Outro fator que, segundo ele, poderia impulsionar o mercado de debêntures é o acesso ao bolso dos estrangeiros. Hoje, o país tem um tratamento tributário diferente para o investidor de fora que investe em títulos de dívida públicos ou privados. Eles são isentos de pagamento de Imposto de Renda quando compram títulos públicos, mas pagam quando compram, por exemplo, uma debênture. “Deveria ser feita uma equiparação do tratamento ao investidor estrangeiro para que eles comprassem também os títulos corporativos.”
Em setembro de 2022, foi aprovada uma Medida Provisória que concedeu a residentes ou domiciliados no exterior a isenção no imposto sobre aplicações em títulos privados, em fundos de investimento em direitos créditos (Fidc) e em letras financeiras. A medida, porém, ficou em vigor só no período de janeiro a março deste ano.
Na B3, uma das apostas para o crescimento do secundário é na tecnologia. A responsável pela bolsa brasileira desenvolve há pouco mais de um ano uma nova plataforma de negociação para títulos como debêntures. Desde o fim de julho, o sistema já é usado para títulos públicos. A expectativa é que até o fim do primeiro semestre de 2024, a negociação de títulos corporativos também seja feita na plataforma.
No novo sistema, serão reunidas informações e dados sobre ofertas que estão dispersas no mercado. “A negociação dos títulos é feita em mercado de balcão e há uma descentralização da informação. Intermediários e outras plataformas negociam em ambientes diferentes, o que faz com que a informação não transite de maneira igual para todos os investidores”, diz Afonso Rossatto, superintendente de produtos de renda fixa da B3.

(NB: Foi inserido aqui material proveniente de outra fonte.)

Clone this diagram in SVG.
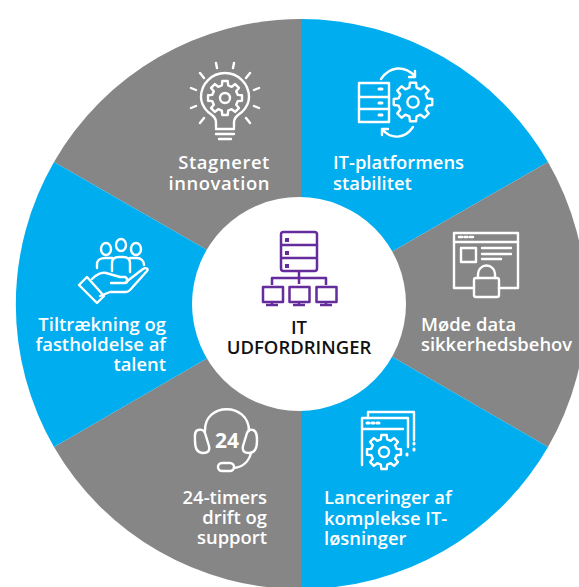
<svg xmlns="http://www.w3.org/2000/svg" xmlns:xlink="http://www.w3.org/1999/xlink" width="579" height="587" viewBox="0 0 579 587">
<style>
.g{fill:#868686}.b{fill:#00adef}
.i{fill:none;stroke:#fff;stroke-width:2.400;stroke-linecap:round;stroke-linejoin:round}
.p{fill:none;stroke:#652d9b;stroke-width:2.500;stroke-linejoin:round}
.pf{fill:#652d9b}
text{font-family:"Open Sans","Liberation Sans",sans-serif;font-weight:600;font-size:18.400px;fill:#fff}
.c{fill:#111;font-size:18.500px;text-anchor:middle}
.e{text-anchor:end}
.w{letter-spacing:.6px}
</style>
<defs>
<g id="gear"><polygon vector-effect="non-scaling-stroke" points="7.37,-1.84 9.88,-1.56 9.88,1.56 7.37,1.84 6.51,3.91 8.09,5.88 5.88,8.09 3.91,6.51 1.84,7.37 1.56,9.88 -1.56,9.88 -1.84,7.37 -3.91,6.51 -5.88,8.09 -8.09,5.88 -6.51,3.91 -7.37,1.84 -9.88,1.56 -9.88,-1.56 -7.37,-1.84 -6.51,-3.91 -8.09,-5.88 -5.88,-8.09 -3.91,-6.51 -1.84,-7.37 -1.56,-9.88 1.56,-9.88 1.84,-7.37 3.91,-6.51 5.88,-8.09 8.09,-5.88 6.51,-3.91"/><circle vector-effect="non-scaling-stroke" r="2.9"/></g>
</defs>
<rect width="579" height="587" fill="#fff"/>
<g id="connectors"></g>
<g id="stagneret">
<path class="g" d="M301 304L54 162A285 285 0 0 1 301 19Z"/>
<g class="i">
<path d="M216 127V122C216 117 212 115 208 112C203 107 201 103 201 97A24 24 0 0 1 249 97C249 103 247 107 242 112C238 115 234 117 234 122V127"/>
<path d="M216 129H234M216 134H234M219 139H231"/>
<use xlink:href="#gear" transform="translate(225,98) scale(1.72)"/>
<path d="M216 63L217 68M234 63L233 68M200 73L204 78M250 73L246 78M191 88L196 90M259 88L254 90M191 108L196 106M259 108L254 106M200 123L204 118M250 123L246 118"/>
</g>
<text class="e w"><tspan x="270" y="169">Stagneret</tspan><tspan x="270" y="190">innovation</tspan></text>
</g>
<g id="platform">
<path class="b" d="M301 304V19A285 285 0 0 1 548 162Z"/>
<g class="i">
<rect x="359" y="83" width="30" height="39"/>
<path d="M359 97H389M359 109H389"/>
<path d="M379 89H382M379 103H382M379 115H382" stroke-width="3"/>
<use xlink:href="#gear" transform="translate(413,102) scale(1.95)"/>
<path d="M381 79C390 66 404 65 415 76M415 71L415 77L409 77"/>
<path d="M413 127C405 139 391 140 382 129M382 135L382 129L388 129"/>
</g>
<text><tspan x="333" y="169">IT-platformens</tspan><tspan x="333" y="190">stabilitet</tspan></text>
</g>
<g id="data">
<path class="g" d="M301 304L548 162A285 285 0 0 1 548 447Z"/>
<g class="i" stroke-linecap="butt">
<path d="M474 288H454V233H518V288H499"/>
<path d="M454 242H518"/>
<path d="M459 237H462M464.500 237H467.500M470 237H473" stroke-width="2.500"/>
<rect x="461" y="248" width="15" height="14"/>
<path d="M482 248H511M482 254H511M482 259H501"/>
<rect x="474" y="278" width="25" height="19" rx="2"/>
<path d="M478 278V274A8.500 8.500 0 0 1 495 274V278"/>
</g>
<text><tspan x="421" y="331">Møde data</tspan><tspan x="421" y="351">sikkerhedsbehov</tspan></text>
</g>
<g id="lanceringer">
<path class="b" d="M301 304L548 447A285 285 0 0 1 301 589Z"/>
<g class="i">
<path d="M368 418V412H414V440"/>
<path d="M362 465V418H408V447M362 429H403"/>
<path d="M367 423H369M372 423H374M377 423H379M414 443V444M414 449V450M407 454V455" stroke-width="3"/>
<use xlink:href="#gear" transform="translate(384,452) scale(1.72)"/>
</g>
<text><tspan x="324" y="504">Lanceringer af</tspan><tspan x="324" y="525">komplekse IT-</tspan><tspan x="324" y="545">løsninger</tspan></text>
</g>
<g id="drift">
<path class="g" d="M301 304V589A285 285 0 0 1 54 447Z"/>
<g class="i">
<path d="M205 431C204 402 249 402 249 431"/>
<path d="M198 430C194 431 195 436 195 441C195 448 197 453 203 453C208 453 210 451 209 446L205 433C204 430 201 429 198 430Z"/>
<path d="M253 430C257 431 257 436 257 441C257 448 255 453 249 453C244 453 242 451 243 446L247 433C248 430 250 429 253 430Z"/>
<path d="M251 453C249 461 243 467 234 468"/>
<rect x="218" y="463" width="16" height="8" rx="4"/>
</g>
<text x="227" y="448" style="font-weight:700;font-size:21px;text-anchor:middle">24</text>
<text class="e"><tspan x="267" y="504">24-timers</tspan><tspan x="267" y="524">drift og</tspan><tspan x="267" y="544">support</tspan></text>
</g>
<g id="talent">
<path class="b" d="M301 304L54 447A285 285 0 0 1 54 162Z"/>
<g class="i">
<ellipse cx="106" cy="249" rx="5" ry="6"/>
<ellipse cx="121" cy="245" rx="5" ry="6"/>
<ellipse cx="136" cy="249" rx="5" ry="6"/>
<path d="M97 268V264C97 260 101 258 105 258H112M112 271V263C112 259 115 257 119 257H123C127 257 130 259 130 263V272M130 258H137C141 258 144 261 144 265"/>
<path d="M79 285L87 277L104 296L97 303Z"/>
<path d="M92 279C96 275 101 272 106 273L120 277H125C128 278 128 283 125 283H111"/>
<path d="M126 282L143 269C146 267 149 269 147 271L130 290C129 291 128 292 126 292H110L100 296"/>
</g>
<text class="e"><tspan x="166" y="331">Tiltrækning og</tspan><tspan x="166" y="351">fastholdelse af</tspan><tspan x="166" y="371">talent</tspan></text>
</g>
<g id="center">
<circle cx="299" cy="304" r="107" fill="#fff"/>
<g class="p">
<rect x="281" y="232" width="36" height="39" rx="2.500"/>
<path d="M281 245H317M281 258H317M299 271V284M272 285V278H326V285"/>
<rect x="263" y="287" width="20" height="15"/>
<rect x="289.500" y="287" width="20" height="15"/>
<rect x="316.500" y="287" width="20" height="15"/>
<path d="M272 302V305M266 305H278M299 302V305M293 305H305M326 302V305M320 305H332"/>
</g>
<rect class="pf" x="285" y="238" width="4" height="4"/>
<rect class="pf" x="285" y="251" width="4" height="4"/>
<rect class="pf" x="285" y="264" width="4" height="4"/>
<text class="c"><tspan x="299" y="334">IT</tspan><tspan x="299" y="354">UDFORDRINGER</tspan></text>
</g>
</svg>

A negociação das debêntures é feita com a ajuda da figura do “broker”, que conecta quem quer vender e quem quer comprar os títulos. A plataforma da B3 vai conectar as informações desses intermediários e processá-las para que elas sejam disseminadas no mercado. A ideia com isso, segundo Rossatto, é aumentar a transparência e o número de transações no secundário. “Só com a tecnologia vamos conseguir escalar as negociações.”